# Renting Benidorm Area



## webby20 (Feb 10, 2016)

Hi all. Further to our earlier posts regarding moving to Benidorm 2017, we have been looking at various long term property rental websites but they don't really give you a sense of where they are in relation to Benidorm itself. Could we have recommendations for nice smallish towns/villages not too far from Benidorm but far enough away to get some peace away from the bright lights so to speak. We were looking at Albir and the likes but feel they are too touristy for what we are wanting. Thanks guys. Webby


----------



## jojo (Sep 20, 2007)

webby20 said:


> Hi all. Further to our earlier posts regarding moving to Benidorm 2017, we have been looking at various long term property rental websites but they don't really give you a sense of where they are in relation to Benidorm itself. Could we have recommendations for nice smallish towns/villages not too far from Benidorm but far enough away to get some peace away from the bright lights so to speak. We were looking at Albir and the likes but feel they are too touristy for what we are wanting. Thanks guys. Webby


Google maps might help, but you cant beat going over there and finding an area that suits you

Jo xxx


----------



## webby20 (Feb 10, 2016)

Yeah that's true. We are hoping to pop out for a few weeks later in the year. Will be nice to drive round various places for ourself. Thanks


----------



## jojo (Sep 20, 2007)

webby20 said:


> Yeah that's true. We are hoping to pop out for a few weeks later in the year. Will be nice to drive round various places for ourself. Thanks


Its the best way + you get a holiday lol!!! Its difficult when you see all these places etc on the internet. Maybe pick a few that appeal and when you go over, take a look and if you like em, contact the agent. Generally speaking, agents tend to respond better if you are there in the country, rather than emails

Jo xxx


----------



## DunWorkin (Sep 2, 2010)

Have a look at La Nucia. I know several people who work in Benidorm but they live in La Nucia. Others similar are Polop and Alfaz del Pi.

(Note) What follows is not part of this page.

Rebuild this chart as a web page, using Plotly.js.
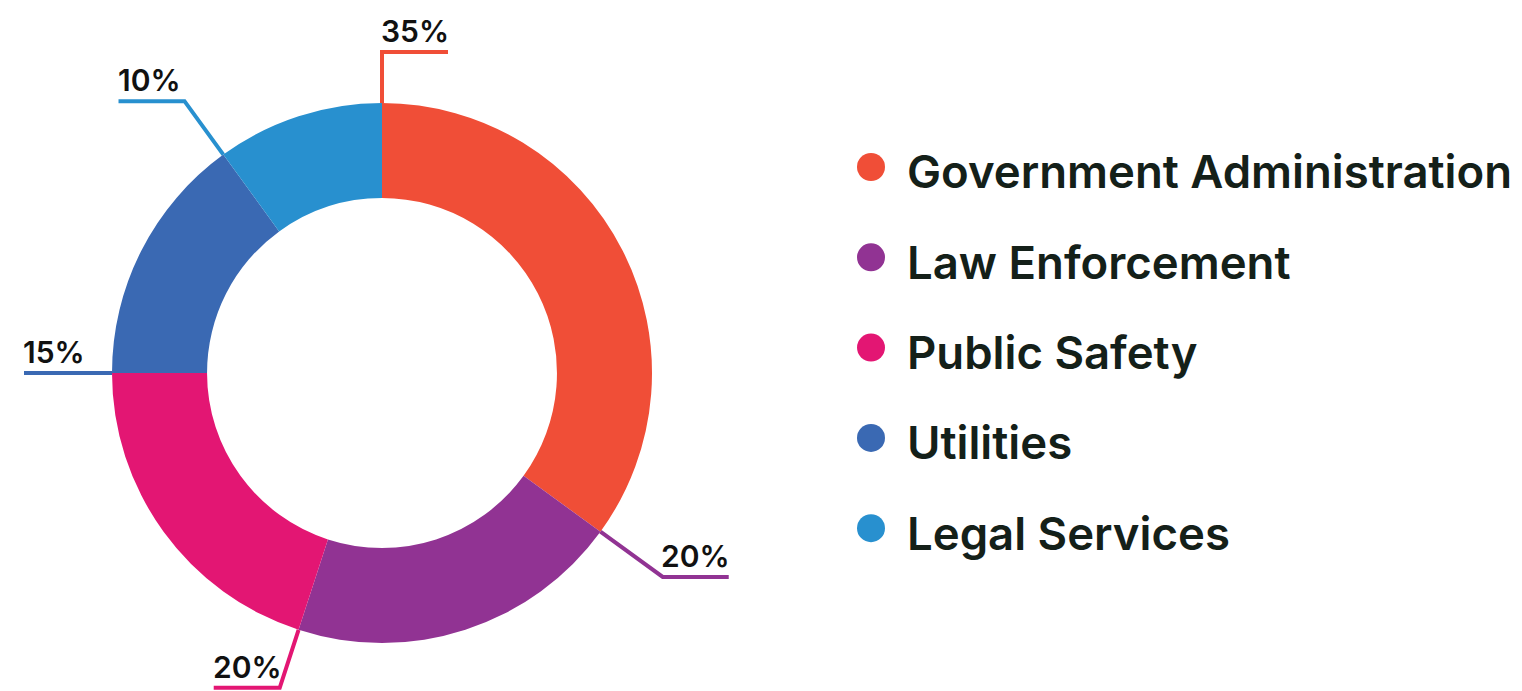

It really depends if you will have a car or will be relying on public transport. The above places you would really need a car.


----------



## webby20 (Feb 10, 2016)

Thanks for all your helpful replies Webby


----------



## dawes85 (Jun 3, 2016)

*moving to spain*

hi all am wanting some advice about the possibility of moving to the benidorm area me and my wife have given this some serious thought and are now seriously considering moving out next year 2017 i currently work for jet 2 holiday company at leeds bradford airport and will get a transfer to alicante my wife has also worked in travel for the past 10 years wanting some advice on finding properties and schooling for our 2 children thank you


----------



## jojo (Sep 20, 2007)

dawes85 said:


> hi all am wanting some advice about the possibility of moving to the benidorm area me and my wife have given this some serious thought and are now seriously considering moving out next year 2017 i currently work for jet 2 holiday company at leeds bradford airport and will get a transfer to alicante my wife has also worked in travel for the past 10 years wanting some advice on finding properties and schooling for our 2 children thank you


Welcome to the forum, first of all you need to do some fact finding visits to establish what there is, what you need and how you would fit it. Your children's ages would depend on what schools will be available to you. Are you going to rent a property? Are you going to have a car? Do you need to be close to any amenities, shops, public transport.....? 

Jo xxx

Sent from my D5803 using Expat Forum


----------



## CHRISJK (Jun 26, 2014)

DunWorkin said:


> Have a look at La Nucia. I know several people who work in Benidorm but they live in La Nucia. Others similar are Polop and Alfaz del Pi.
> 
> It really depends if you will have a car or will be relying on public transport. The above places you would really need a car.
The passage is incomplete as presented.